Search code examples
javamavenapache-sparkspark-streamingapache-kafka-streams

Why does Spark application fail with "Exception in thread "main" java.lang.NoClassDefFoundError: ...StringDeserializer"?


I am developing a Spark application that listens to a Kafka stream using Spark and Java.

I use kafka_2.10-0.10.2.1.

I have set various parameters for Kafka properties: bootstrap.servers, key.deserializer, value.deserializer, etc.

My application compiles fine, but when I submit it, it fails with the following error:

Exception in thread "main" java.lang.NoClassDefFoundError: org/apache/kafka/common/serialization/StringDeserializer

I do use StringDeserializer for key.deserializer and value.deserializer so it's indeed related to how I wrote my application.

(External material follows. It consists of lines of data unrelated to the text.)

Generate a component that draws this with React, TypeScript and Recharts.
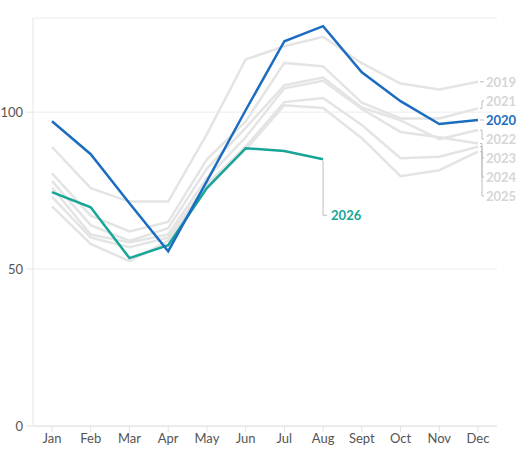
import { LineChart, Line, XAxis, YAxis, CartesianGrid } from "recharts";

const MONTHS = ["Jan", "Feb", "Mar", "Apr", "May", "Jun", "Jul", "Aug", "Sept", "Oct", "Nov", "Dec"];

const Y2019 = [88.9, 75.8, 71.5, 71.5, 93, 116.8, 121, 124, 115.6, 109.1, 107.2, 109.7];
const Y2020 = [97.1, 86.6, 71, 55.7, 78, 100.6, 122.6, 127.4, 112.7, 103.5, 96.2, 97.5];
const Y2021 = [80.5, 67, 62, 65, 85, 97, 115.7, 114.6, 103, 98, 98, 101.2];
const Y2022 = [78, 64, 59, 63, 82, 95, 108.6, 111, 101.5, 97.4, 91.4, 94.3];
const Y2023 = [76, 61, 58.5, 61, 79, 92, 107.6, 110, 101, 93.7, 92, 90];
const Y2024 = [73, 60, 57, 60, 77, 89, 103.2, 104.5, 95.9, 85.3, 85.8, 89];
const Y2025 = [70, 58, 52.5, 59, 76, 88, 102.2, 101.3, 91.7, 79.6, 81.5, 87.4];
const Y2026 = [74.5, 69.7, 53.5, 57.6, 75.8, 88.5, 87.6, 85];

const Y_TICKS = [0, 50, 100];

const BLUE = "#1c6dc1";
const TEAL = "#17a597";
const GREY = "#e4e4e4";
const LABEL_GREY = "#d6d6d6";
const CONNECTOR = "#bdbdbd";

const W = 525;
const H = 458;
const MARGIN = { top: 18, right: 28, bottom: 6, left: 0 };
const X_AXIS_H = 26;
const Y_AXIS_W = 33;
const Y_MAX = 130;
const PLOT_H = H - MARGIN.top - MARGIN.bottom - X_AXIS_H;
const LABEL_GAP = 19;
const FONT = "Lato, 'Noto Sans', sans-serif";

type Series = { key: string; name: string; values: number[]; color: string; highlight?: boolean };

const GREYS: Series[] = [
  { key: "y2019", name: "2019", values: Y2019, color: GREY },
  { key: "y2021", name: "2021", values: Y2021, color: GREY },
  { key: "y2022", name: "2022", values: Y2022, color: GREY },
  { key: "y2023", name: "2023", values: Y2023, color: GREY },
  { key: "y2024", name: "2024", values: Y2024, color: GREY },
  { key: "y2025", name: "2025", values: Y2025, color: GREY },
];
const MAIN: Series = { key: "y2020", name: "2020", values: Y2020, color: BLUE, highlight: true };
const ENDED = [...GREYS, MAIN];

const data = MONTHS.map((m, i) => {
  const row: Record<string, string | number | undefined> = { month: m, y2026: Y2026[i] };
  ENDED.forEach((s) => (row[s.key] = s.values[i]));
  return row;
});

// push end labels away from the highlighted one so they don't collide
function labelShifts() {
  const k = PLOT_H / Y_MAX;
  const items = ENDED.map((s) => ({ key: s.key, end: (Y_MAX - s.values[s.values.length - 1]) * k, pos: 0 }))
    .sort((a, b) => a.end - b.end);
  const a = items.findIndex((it) => it.key === MAIN.key);
  items[a].pos = items[a].end;
  for (let i = a - 1; i >= 0; i--) items[i].pos = Math.min(items[i].end, items[i + 1].pos - LABEL_GAP);
  for (let i = a + 1; i < items.length; i++) items[i].pos = Math.max(items[i].end, items[i - 1].pos + LABEL_GAP);
  const out: Record<string, number> = {};
  items.forEach((it) => (out[it.key] = it.pos - it.end));
  return out;
}
const SHIFTS = labelShifts();

function endLabel(s: Series) {
  return (props: any) => {
    const { x, y, index } = props;
    if (index !== s.values.length - 1) return null;
    const dy = SHIFTS[s.key] || 0;
    const ly = y + dy;
    return (
      <g key={`lbl-${s.key}`}>
        <path d={`M${x + 2},${y}H${x + 4}V${ly}H${x + 6}`} stroke={CONNECTOR} strokeWidth={1} fill="none" />
        <text
          x={x + 8}
          y={ly}
          dominantBaseline="central"
          fontFamily={FONT}
          fontWeight={700}
          fontSize={13}
          fill={s.highlight ? s.color : LABEL_GREY}
        >
          {s.name}
        </text>
      </g>
    );
  };
}

function label2026(props: any) {
  const { x, y, index } = props;
  if (index !== Y2026.length - 1) return null;
  const ly = y + 56;
  return (
    <g key="lbl-2026">
      <path d={`M${x},${y + 2}V${ly}H${x + 4}`} stroke={CONNECTOR} strokeWidth={1} fill="none" />
      <text x={x + 8} y={ly} dominantBaseline="central" fontFamily={FONT} fontWeight={700} fontSize={13} fill={TEAL}>
        2026
      </text>
    </g>
  );
}

export default function App() {
  return (
    <div style={{ position: "absolute", left: 0, top: 0, width: W, height: H, background: "#fff" }}>
      <LineChart width={W} height={H} data={data} margin={MARGIN}>
        <CartesianGrid vertical={false} stroke="#ececec" />
        <XAxis
          dataKey="month"
          height={X_AXIS_H}
          padding={{ left: 19, right: 19 }}
          tick={{ fill: "#555", fontSize: 13, fontFamily: FONT }}
          tickSize={6}
          axisLine={{ stroke: "#e2e2e2" }}
          tickLine={{ stroke: "#e2e2e2" }}
        />
        <YAxis
          width={Y_AXIS_W}
          domain={[0, Y_MAX]}
          ticks={Y_TICKS}
          tick={{ fill: "#555", fontSize: 13, fontFamily: FONT }}
          tickSize={7}
          tickMargin={3}
          axisLine={{ stroke: "#e6e6e6" }}
          tickLine={{ stroke: "#e6e6e6" }}
        />
        {GREYS.map((s) => (
          <Line
            key={s.key}
            dataKey={s.key}
            stroke={s.color}
            strokeWidth={2.5}
            dot={false}
            activeDot={false}
            isAnimationActive={false}
            label={endLabel(s)}
          />
        ))}
        <Line
          dataKey="y2026"
          stroke={TEAL}
          strokeWidth={2.5}
          dot={false}
          activeDot={false}
          isAnimationActive={false}
          label={label2026}
        />
        <Line
          dataKey={MAIN.key}
          stroke={BLUE}
          strokeWidth={2.5}
          dot={false}
          activeDot={false}
          isAnimationActive={false}
          label={endLabel(MAIN)}
        />
      </LineChart>
    </div>
  );
}
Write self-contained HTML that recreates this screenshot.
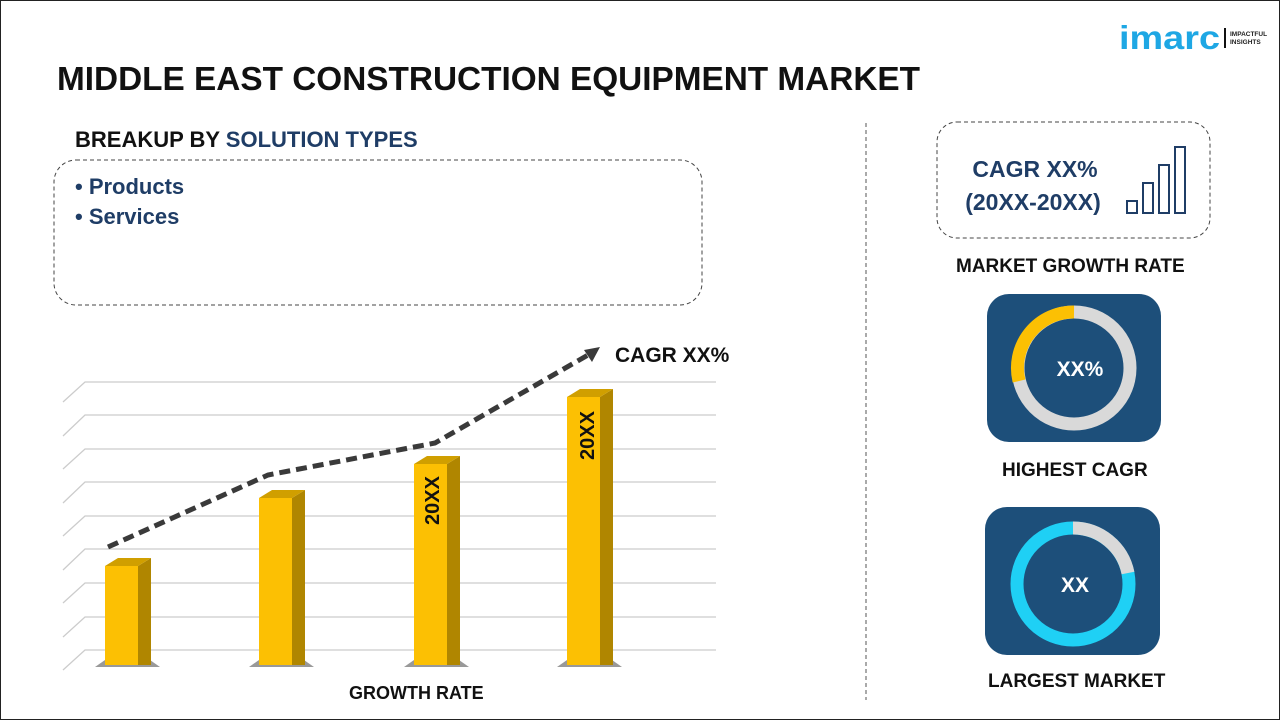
<!DOCTYPE html><html><head><style>
body{margin:0;width:1280px;height:720px;background:#fff;font-family:"Liberation Sans",sans-serif;overflow:hidden}
</style></head><body>
<svg width="1280" height="720" xmlns="http://www.w3.org/2000/svg" style="position:absolute;left:0;top:0">
<rect x="0.5" y="0.5" width="1279" height="719" fill="none" stroke="#222" stroke-width="1"/>
<text x="57" y="90" font-family="Liberation Sans" font-weight="bold" font-size="33.5" fill="#111" textLength="863" lengthAdjust="spacingAndGlyphs">MIDDLE EAST CONSTRUCTION EQUIPMENT MARKET</text>
<text x="1119" y="49" font-family="Liberation Sans" font-weight="bold" font-size="33" fill="#1ea7e4" textLength="101" lengthAdjust="spacingAndGlyphs">imarc</text>
<rect x="1224" y="28" width="2" height="20" fill="#111"/>
<text x="1230" y="36" font-family="Liberation Sans" font-weight="bold" font-size="6.5" fill="#222">IMPACTFUL</text>
<text x="1230" y="44" font-family="Liberation Sans" font-weight="bold" font-size="6.5" fill="#222">INSIGHTS</text>
<text x="75" y="147" font-family="Liberation Sans" font-weight="bold" font-size="22" fill="#111">BREAKUP BY <tspan fill="#1f3d66">SOLUTION TYPES</tspan></text>
<rect x="54" y="160" width="648" height="145" rx="22" fill="none" stroke="#444" stroke-dasharray="4 3"/>
<text x="75" y="194" font-family="Liberation Sans" font-weight="bold" font-size="22" fill="#1f3d66">• Products</text>
<text x="75" y="224" font-family="Liberation Sans" font-weight="bold" font-size="22" fill="#1f3d66">• Services</text>
<line x1="866" y1="123" x2="866" y2="700" stroke="#555" stroke-dasharray="4 3"/>
<g stroke="#ccc" stroke-width="1.3" fill="none">
<path d="M63 402 L85 382 H716 M63 436 L85 415 H716 M63 469 L85 449 H716 M63 503 L85 482 H716 M63 536 L85 516 H716 M63 570 L85 549 H716 M63 603 L85 583 H716 M63 637 L85 617 H716 M63 670 L85 650 H716"/>
</g>
<g>
<path d="M95 667 L160 667 L150 660 L105 660Z" fill="#555" opacity=".6"/>
<rect x="105" y="566" width="33" height="99" fill="#fcc003"/><path d="M138 566 L151 558 V665 H138Z" fill="#b08600"/><path d="M105 566 L118 558 H151 L138 566Z" fill="#d09f00"/>
<path d="M249 667 L314 667 L304 660 L259 660Z" fill="#555" opacity=".6"/>
<rect x="259" y="498" width="33" height="167" fill="#fcc003"/><path d="M292 498 L305 490 V665 H292Z" fill="#b08600"/><path d="M259 498 L272 490 H305 L292 498Z" fill="#d09f00"/>
<path d="M404 667 L469 667 L459 660 L414 660Z" fill="#555" opacity=".6"/>
<rect x="414" y="464" width="33" height="201" fill="#fcc003"/><path d="M447 464 L460 456 V665 H447Z" fill="#b08600"/><path d="M414 464 L427 456 H460 L447 464Z" fill="#d09f00"/>
<path d="M557 667 L622 667 L612 660 L567 660Z" fill="#555" opacity=".6"/>
<rect x="567" y="397" width="33" height="268" fill="#fcc003"/><path d="M600 397 L613 389 V665 H600Z" fill="#b08600"/><path d="M567 397 L580 389 H613 L600 397Z" fill="#d09f00"/>
</g>
<text transform="translate(439,525) rotate(-90)" font-family="Liberation Sans" font-weight="bold" font-size="20" fill="#111">20XX</text>
<text transform="translate(594,460) rotate(-90)" font-family="Liberation Sans" font-weight="bold" font-size="20" fill="#111">20XX</text>
<polyline points="108,547 268,475 435,443 588,355" fill="none" stroke="#3a3a3a" stroke-width="5" stroke-dasharray="11 6"/>
<polygon points="600,347 584,350 592,362" fill="#3a3a3a"/>
<text x="615" y="362" font-family="Liberation Sans" font-weight="bold" font-size="21" fill="#111">CAGR XX%</text>
<text x="349" y="699" font-family="Liberation Sans" font-weight="bold" font-size="18" fill="#111">GROWTH RATE</text>
<rect x="937" y="122" width="273" height="116" rx="20" fill="none" stroke="#444" stroke-dasharray="4 3"/>
<text x="1035" y="177" text-anchor="middle" font-family="Liberation Sans" font-weight="bold" font-size="23" fill="#1f3d66">CAGR XX%</text>
<text x="1033" y="210" text-anchor="middle" font-family="Liberation Sans" font-weight="bold" font-size="23" fill="#1f3d66">(20XX-20XX)</text>
<g fill="none" stroke="#1f3d66" stroke-width="2"><rect x="1127" y="201" width="10" height="12"/><rect x="1143" y="183" width="10" height="30"/><rect x="1159" y="165" width="10" height="48"/><rect x="1175" y="147" width="10" height="66"/></g>
<text x="956" y="272" font-family="Liberation Sans" font-weight="bold" font-size="19" fill="#111">MARKET GROWTH RATE</text>
<rect x="987" y="294" width="174" height="148" rx="22" fill="#1d4f7a"/>
<circle cx="1074" cy="368" r="56" fill="none" stroke="#d9d9d9" stroke-width="13"/>
<path d="M1074 312 A56 56 0 0 0 1019 381" fill="none" stroke="#fcc003" stroke-width="13"/>
<text x="1080" y="376" text-anchor="middle" font-family="Liberation Sans" font-weight="bold" font-size="21" fill="#fff">XX%</text>
<text x="1002" y="476" font-family="Liberation Sans" font-weight="bold" font-size="19" fill="#111">HIGHEST CAGR</text>
<rect x="985" y="507" width="175" height="148" rx="22" fill="#1d4f7a"/>
<circle cx="1073" cy="584" r="56" fill="none" stroke="#1fd0f5" stroke-width="13"/>
<path d="M1073 528 A56 56 0 0 1 1128 573" fill="none" stroke="#d9d9d9" stroke-width="13"/>
<text x="1075" y="592" text-anchor="middle" font-family="Liberation Sans" font-weight="bold" font-size="21" fill="#fff">XX</text>
<text x="988" y="687" font-family="Liberation Sans" font-weight="bold" font-size="19" fill="#111">LARGEST MARKET</text>
</svg>
</body></html>
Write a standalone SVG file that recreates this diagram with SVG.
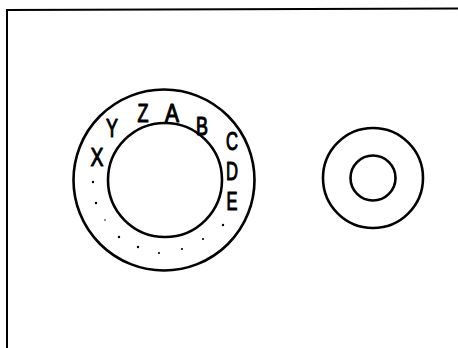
<svg xmlns="http://www.w3.org/2000/svg" width="458" height="348" viewBox="0 0 458 348">
<style>
.ring{fill:none;stroke:#000;stroke-width:2.6}
.frame{fill:none;stroke:#000;stroke-width:2}
.lbl{font-family:"Liberation Sans",Arial,sans-serif;font-size:25px;fill:#000;stroke:#000;stroke-width:1.1;stroke-linejoin:round;text-anchor:middle}
.dot{fill:#000}
</style>
<rect width="458" height="348" fill="#fff"/>
<path class="frame" d="M7,348 L7,10 L458,8.5"/>
<g id="dial">
<circle class="ring" cx="164" cy="180" r="90.5"/>
<circle class="ring" cx="165" cy="180" r="57"/>
<text class="lbl" x="97" y="166" textLength="13" lengthAdjust="spacingAndGlyphs">X</text>
<text class="lbl" x="112" y="137" textLength="12" lengthAdjust="spacingAndGlyphs">Y</text>
<text class="lbl" x="143" y="122" textLength="11" lengthAdjust="spacingAndGlyphs">Z</text>
<text class="lbl" x="172" y="122" textLength="14" lengthAdjust="spacingAndGlyphs">A</text>
<text class="lbl" x="202" y="135" textLength="12" lengthAdjust="spacingAndGlyphs">B</text>
<text class="lbl" x="232" y="150" textLength="12" lengthAdjust="spacingAndGlyphs">C</text>
<text class="lbl" x="232" y="180" textLength="12" lengthAdjust="spacingAndGlyphs">D</text>
<text class="lbl" x="232" y="210" textLength="11" lengthAdjust="spacingAndGlyphs">E</text>
<circle class="dot" cx="93" cy="182" r="1.2"/>
<circle class="dot" cx="96" cy="203" r="1.2"/>
<circle class="dot" cx="105" cy="220" r="0.8"/>
<circle class="dot" cx="119" cy="237" r="1.2"/>
<circle class="dot" cx="138" cy="247" r="1.2"/>
<circle class="dot" cx="159" cy="253" r="1.1"/>
<circle class="dot" cx="182" cy="249" r="1.1"/>
<circle class="dot" cx="203" cy="239" r="1.1"/>
<circle class="dot" cx="223" cy="225" r="1.2"/>
</g>
<g id="knob">
<circle class="ring" cx="373" cy="178" r="50"/>
<circle class="ring" cx="373" cy="178" r="22.5"/>
</g>
<g id="connectors"></g>
</svg>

Various maven dependencies used in pom.xml:

    <dependency>
        <groupId>org.apache.spark</groupId>
        <artifactId>spark-core_2.11</artifactId>
        <version>2.1.1</version>
    </dependency>
    <dependency>
        <groupId>org.apache.spark</groupId>
        <artifactId>spark-streaming_2.10</artifactId>
        <version>2.1.1</version>
    </dependency>

    <dependency>
        <groupId>org.apache.spark</groupId>
        <artifactId>spark-streaming-kafka-0-10_2.11</artifactId>
        <version>2.1.1</version>
    </dependency>

I have tried updating the version of spark streaming/kafka. I could not find much anywhere.


Solution

  • spark-streaming_2.10

    This is dependent upon Scala 2.10

    Your other dependencies are using Scala 2.11

    Upgrading the version is the correct solution for the current error.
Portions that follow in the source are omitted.